La Lega calcio femminile versa ai club dei sussidi, ma di entità variabile. “Finanziariamente, non abbiamo il sostegno che servirebbe. I soldi del club sono fondi propri”, conferma Ricky Siani indicando con il mento il presidente Christian Onana.
Nondimeno, questi magri guadagni consentono alle giovani donne di diventare più indipendenti. Inoltre, quando vengono selezionate dalla nazionale, le loro entrate aumentano sensibilmente. Come dice Siani, “ciò costituisce una motivazione supplementare e le spinge a considerare la loro carriera calcistica un vero lavoro”. Non dipendendo più da un eventuale marito.
Una visibilità positiva
Grazie alla crescente copertura mediatica del calcio femminile, un lento cambiamento di mentalità si infiltra in diversi strati della società. I genitori, inoltre, realizzano sempre più spesso che è possibile conciliare gli studi e la carriera sportiva.
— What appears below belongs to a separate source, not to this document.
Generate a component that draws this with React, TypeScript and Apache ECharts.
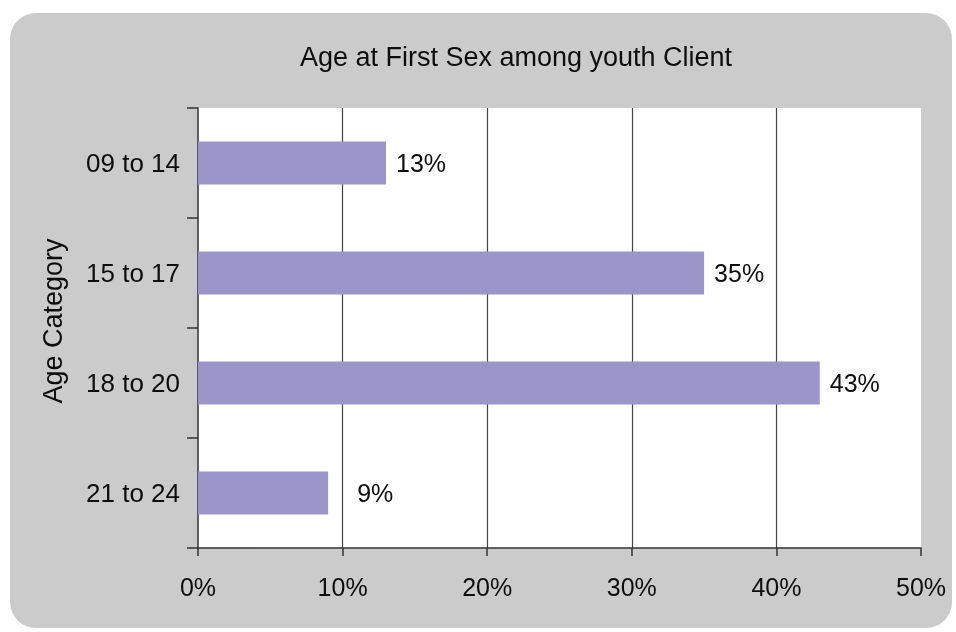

“Soltanto una decina di anni fa, ciò non era scontato”, ricorda la segretaria generale Sidonie G. Tagne. “Ora invece i risultati di queste giovani fanno sognare. Sono diventate dei modelli, in Camerun”.
Con tono meno trionfante, Christian Onana ammette che il sempre maggior interesse per il calcio femminile “fa capire alla gente che le donne, oggi, hanno il loro posto nella società”.
Il reclutamento delle future sportive ne esce facilitato. Con i suoi 25 anni di età, Christelle Akono Beyala è una delle veterane dell’Éclair football filles de Sa’a. Anche lei constata dei progressi: “Prima, i genitori dicevano che il calcio era un gioco da uomini. Ora, sono loro stessi ad accompagnare le figlie affinché entrino nel club”.
Femministe discrete
Nonostante tutti gli ostacoli che si presentano sul loro cammino, le giovani camerunesi che sognano di giocare a calcio dimostrano una volontà di ferro.
Difendendo le loro scelte, trasformano l’immagine della donna camerunese nella vita pubblica senza discorsi né rivendicazioni politiche, spianando la strada alle generazioni future.
Sono le 17 al Palais des sports di Yaoundé. L’allenamento delle calciatrici dell’Éclair football filles de Sa’a è terminato. È tornato il sole.